Iran: Protests in Syria are Western plot to undermine the government
Unlike uprisings in other parts of the Arab world which Tehran has applauded as an 'Islamic awakening',the protests in Syria have received little media attention or official comment in Iran; Syria is Iran's closest Arab ally.
Anti-government demonstrations in Syria are part of a plot by the West to undermine a government that supports "resistance" in the Middle East, Iran's Foreign Ministry spokesman said on Tuesday.
Unlike uprisings in other parts of the Arab world which Tehran has applauded as an "Islamic awakening" of peoples against Western-backed oppressors, the protests in Syria have received little media attention or official comment in Iran.
But at his weekly news conference on Tuesday, Iran's spokesman said the protests in Syria over the last three weeks, in which according to a rights group 200 people died, were not a spontaneous event but the result of foreign interference.
Syria is Iran's closest Arab ally.
"What is happening in Syria is a mischievous act of Westerners, particularly Americans and Zionists," Ramin Mehmanparast told reporters.
The spokesman continued, saying that "with the help of their [the West's] media they are trying to create an artificial protest somewhere or exaggerate a demand of a small group and present it, instead, as the demand and will of the majority."
"No one should be fooled by this trick that Americans are playing."

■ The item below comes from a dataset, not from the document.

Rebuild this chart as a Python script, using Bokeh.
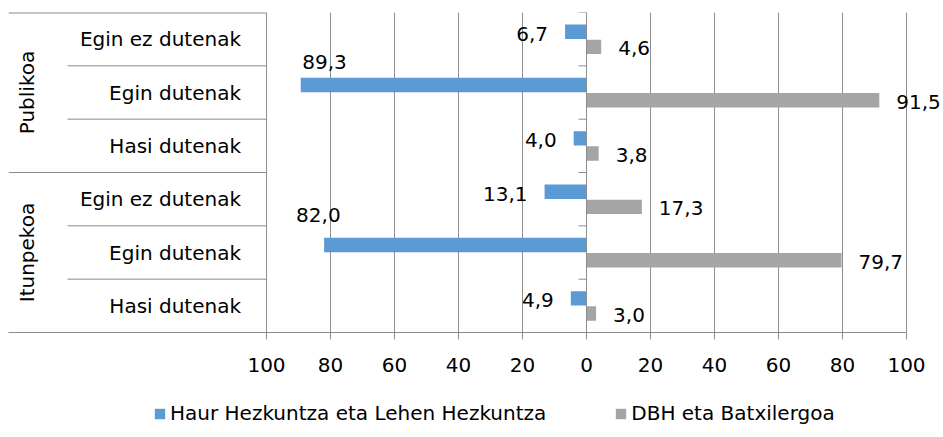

The Iranian government crushed huge protests after the re-election of President Mahmoud Ahmadinejad in June 2009. Two people were shot dead during a demonstration in February, the first attempt by the opposition movement to rally in more than a year.
Iran's leaders have branded opposition leaders "seditionists" backed by its Western enemies and parliament has called for the movement's leaders to be arrested and hanged.
While President Bashar Assad's government is secular, it has close ties with Iran's clerical state and both support militant groups Hamas and Hezbollah.
The United States and Israel have accused both Syria and Iran of trafficking arms to those groups in Lebanon and the Gaza Strip, something both countries deny.
Mehmanparast said Western powers were concerned about losing influence in the reshaped Middle East and sought to hurt Tehran and Damascus.
"They want to avenge some countries like Iran and Syria, which support the resistance, by facilitating small groups," he said. "The Western media tell the world these people are the majority of the society and this is the biggest lie and distortion."